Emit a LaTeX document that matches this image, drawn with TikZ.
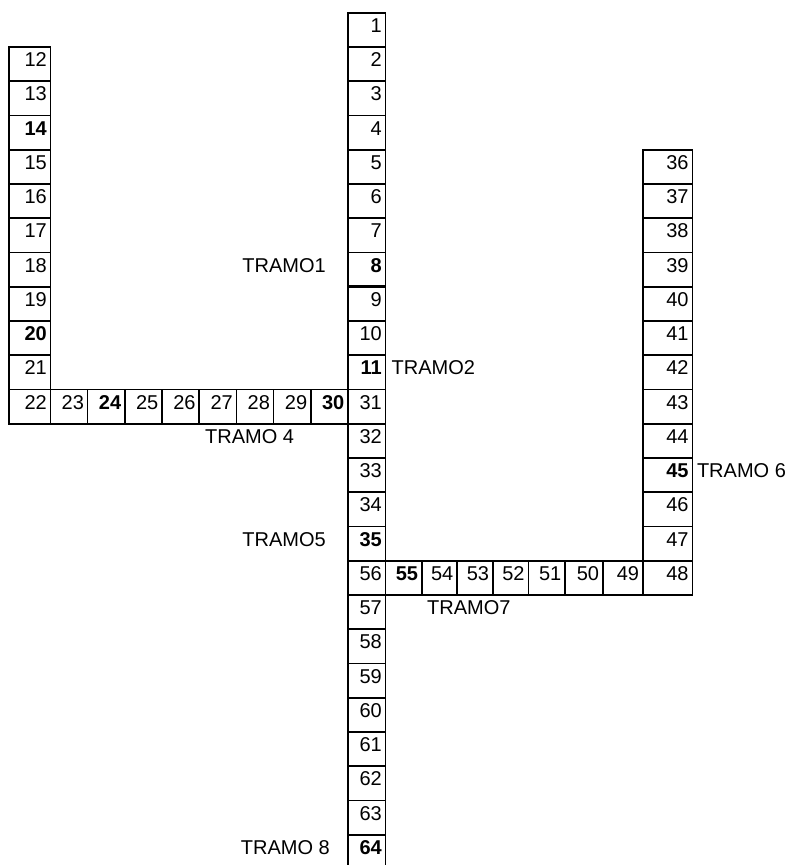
\documentclass[tikz,border=0pt]{standalone}
\usepackage{fontspec}
\setmainfont{Liberation Sans}
\begin{document}
\begin{tikzpicture}[x=1pt,y=-1pt,
  cell/.style={draw, line width=1.6pt, inner sep=0pt, outer sep=0pt, anchor=north west, minimum height=34.25pt},
  num/.style={anchor=base east, inner sep=0pt, font=\fontsize{20}{21}\selectfont},
  tramo/.style={inner sep=0pt, font=\fontsize{20}{21}\selectfont}]
\useasboundingbox (0,0) rectangle (789,865);
\newcommand\cellbox[5]{%
  \node[cell, minimum width=#4pt] (c#1) at ({#2},{#3}) {};
  \node[num] (t#1) at ([xshift=-3.5pt,yshift=-19.7pt]c#1.north east) {#5};}
% main column
\foreach \n/\t [count=\i from 0] in {1/1,2/2,3/3,4/4,5/5,6/6,7/7,8/\textbf{8},9/9,10/10,11/\textbf{11},
  31/31,32/32,33/33,34/34,35/\textbf{35},56/56,57/57,58/58,59/59,60/60,61/61,62/62,63/63,64/\textbf{64}}
  {\cellbox{\n}{348}{12.7+\i*34.25}{37.5}{\t}}
% left column
\foreach \n/\t in {12/12,13/13,14/\textbf{14},15/15,16/16,17/17,18/18,19/19,20/\textbf{20},21/21}
  {\cellbox{\n}{9}{389.45-(22-\n)*34.25}{41.5}{\t}}
% row 22-30
\cellbox{22}{9}{389.45}{41.5}{22}
\foreach \n/\t in {23/23,24/\textbf{24},25/25,26/26,27/27,28/28,29/29,30/\textbf{30}}
  {\cellbox{\n}{50.5+(\n-23)*37.19}{389.45}{37.19}{\t}}
% row 56-48
\foreach \n/\x/\w/\t in {55/385.5/36.2/\textbf{55},54/421.7/35.3/54,53/457/35.7/53,52/492.7/35.6/52,
  51/528.3/36.7/51,50/565/37.7/50,49/602.7/40/49,48/642.7/49.6/48}
  {\cellbox{\n}{\x}{560.7}{\w}{\t}}
% right column
\foreach \n/\t in {36/36,37/37,38/38,39/39,40/40,41/41,42/42,43/43,44/44,45/\textbf{45},46/46,47/47}
  {\cellbox{\n}{642.7}{560.7-(48-\n)*34.25}{49.6}{\t}}
% thicker line under 8
\draw[line width=2.6pt] (c8.south west) -- (c8.south east);
% labels
\node[tramo, anchor=base east] (l1) at ([xshift=-22pt,yshift=-19.7pt]c8.north west) {TRAMO1};
\node[tramo, anchor=base west] (l2) at ([xshift=6pt,yshift=-19.7pt]c11.north east) {TRAMO2};
\node[tramo, anchor=base west] (l4) at ([xshift=-143pt,yshift=-19.7pt]c32.north west) {TRAMO 4};
\node[tramo, anchor=base east] (l5) at ([xshift=-22pt,yshift=-19.7pt]c35.north west) {TRAMO5};
\node[tramo, anchor=base west] (l6) at ([xshift=4.5pt,yshift=-19.7pt]c45.north east) {TRAMO 6};
\node[tramo, anchor=base west] (l7) at ([xshift=41.5pt,yshift=-19.7pt]c57.north east) {TRAMO7};
\node[tramo, anchor=base east] (l8) at ([xshift=-18pt,yshift=-19.7pt]c64.north west) {TRAMO 8};
\end{tikzpicture}
\end{document}
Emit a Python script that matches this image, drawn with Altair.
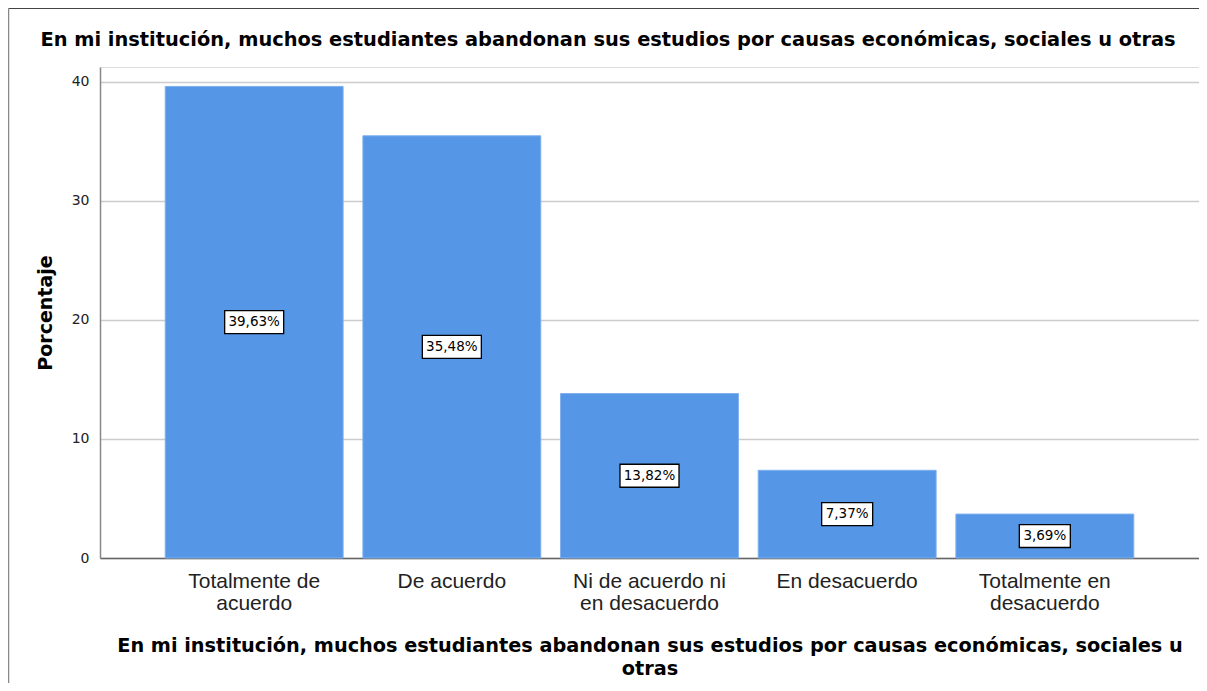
★ ★ ★
> [GIVEN TASK] Exclude every picture and copy the remaining data exactly.

> [CORRECT ANSWER]
Emit a LaTeX document that matches this image, drawn with TikZ.
\documentclass[tikz,border=0pt]{standalone}
\usepackage{fontspec}
\setmainfont{Liberation Sans}
\begin{document}
\begin{tikzpicture}[x=1pt,y=-1pt,
  cell/.style={draw, line width=1.6pt, inner sep=0pt, outer sep=0pt, anchor=north west, minimum height=34.25pt},
  num/.style={anchor=base east, inner sep=0pt, font=\fontsize{20}{21}\selectfont},
  tramo/.style={inner sep=0pt, font=\fontsize{20}{21}\selectfont}]
\useasboundingbox (0,0) rectangle (789,865);
\newcommand\cellbox[5]{%
  \node[cell, minimum width=#4pt] (c#1) at ({#2},{#3}) {};
  \node[num] (t#1) at ([xshift=-3.5pt,yshift=-19.7pt]c#1.north east) {#5};}
% main column
\foreach \n/\t [count=\i from 0] in {1/1,2/2,3/3,4/4,5/5,6/6,7/7,8/\textbf{8},9/9,10/10,11/\textbf{11},
  31/31,32/32,33/33,34/34,35/\textbf{35},56/56,57/57,58/58,59/59,60/60,61/61,62/62,63/63,64/\textbf{64}}
  {\cellbox{\n}{348}{12.7+\i*34.25}{37.5}{\t}}
% left column
\foreach \n/\t in {12/12,13/13,14/\textbf{14},15/15,16/16,17/17,18/18,19/19,20/\textbf{20},21/21}
  {\cellbox{\n}{9}{389.45-(22-\n)*34.25}{41.5}{\t}}
% row 22-30
\cellbox{22}{9}{389.45}{41.5}{22}
\foreach \n/\t in {23/23,24/\textbf{24},25/25,26/26,27/27,28/28,29/29,30/\textbf{30}}
  {\cellbox{\n}{50.5+(\n-23)*37.19}{389.45}{37.19}{\t}}
% row 56-48
\foreach \n/\x/\w/\t in {55/385.5/36.2/\textbf{55},54/421.7/35.3/54,53/457/35.7/53,52/492.7/35.6/52,
  51/528.3/36.7/51,50/565/37.7/50,49/602.7/40/49,48/642.7/49.6/48}
  {\cellbox{\n}{\x}{560.7}{\w}{\t}}
% right column
\foreach \n/\t in {36/36,37/37,38/38,39/39,40/40,41/41,42/42,43/43,44/44,45/\textbf{45},46/46,47/47}
  {\cellbox{\n}{642.7}{560.7-(48-\n)*34.25}{49.6}{\t}}
% thicker line under 8
\draw[line width=2.6pt] (c8.south west) -- (c8.south east);
% labels
\node[tramo, anchor=base east] (l1) at ([xshift=-22pt,yshift=-19.7pt]c8.north west) {TRAMO1};
\node[tramo, anchor=base west] (l2) at ([xshift=6pt,yshift=-19.7pt]c11.north east) {TRAMO2};
\node[tramo, anchor=base west] (l4) at ([xshift=-143pt,yshift=-19.7pt]c32.north west) {TRAMO 4};
\node[tramo, anchor=base east] (l5) at ([xshift=-22pt,yshift=-19.7pt]c35.north west) {TRAMO5};
\node[tramo, anchor=base west] (l6) at ([xshift=4.5pt,yshift=-19.7pt]c45.north east) {TRAMO 6};
\node[tramo, anchor=base west] (l7) at ([xshift=41.5pt,yshift=-19.7pt]c57.north east) {TRAMO7};
\node[tramo, anchor=base east] (l8) at ([xshift=-18pt,yshift=-19.7pt]c64.north west) {TRAMO 8};
\end{tikzpicture}
\end{document}
Emit a Python script that matches this image, drawn with Altair.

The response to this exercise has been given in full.